As I said above it's then actually just a fairly short walk before you come out into the shore area of Leith (see the photo below) and on a sunny day with blue skies reflecting on to the water it really is quite a view. As you walk on around the water edge there are many eateries, pubs etc., some of which I've stumbled upon on other blogs but haven't yet had the opportunity to really sample. The only place I have been to here is Teuchters Landing, a great traditional pub if you're looking for hearty portions of real comfort food. Their ploughmans are particularly good and they too use ingredients sourced within Scotland.

Leith itself was a separate town until it was merged into Edinburgh in 1920 and it still gives you the feel of being its own separate community with all its shops, restaurants etc.. It has had a prominent role in Scottish history from well before its merge though, being the major port serving Edinburgh. Mary of Guise, the mother of Mary, Queen of Scots, ruled Scotland from Leith as Regent whilst her daughter remained in France. When Mary, Queen of Scots later came to Scotland she arrived in Leith and after her abdication in 1567 troops fighting for James VI of Scotland against his mother's supporters in Edinburgh castle based themselves in Leith. The port was also the point of entry for the visit of George IV to Scotland in 1822. The area went into a decline post World War II but in recent years it has undergone a regeneration and is now a busy port again with visits from cruise liners, as well as being the permanent home of the Royal Yacht, Britannia. 

Once you get to this point you're at the end of the Water of Leith, keep on going and you'll end up in the sea basically.

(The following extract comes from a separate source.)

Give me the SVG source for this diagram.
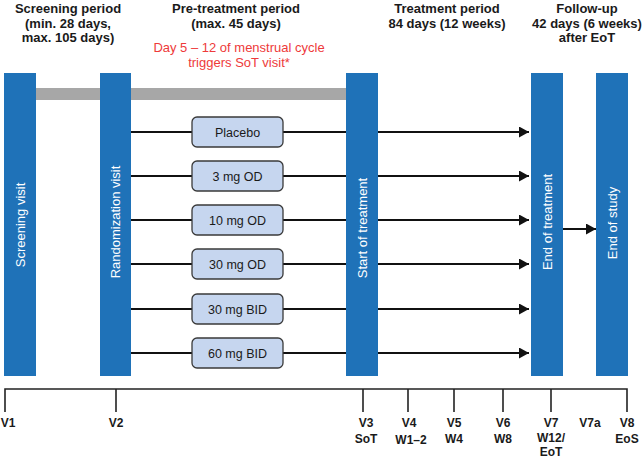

From here, if you want to, it's just a little further to the shopping centre, Ocean Terminal, if nothing else also a good spot for refreshments and for the Royal Yacht which is accessible from Ocean Terminal. Alternatively you could explore one of the spots right by the shore and when you're ready it's easy enough to follow the Water of Leith walkway back to your starting point.

I've linked to it before, but if you want more information about the Water of Leith Walkway and its complete route check out this useful link. As for me, I need to explore more of Leith, where do you recommend for eating, drinking or places of interest in the area?


  1. Glad you enjoyed your walk. The Leith stretch of the Water of Leith is steeped in history!

    1. It was lovely, we haven't walked along much of it for awhile but do need to rectify that soon and discover a bit more of its history.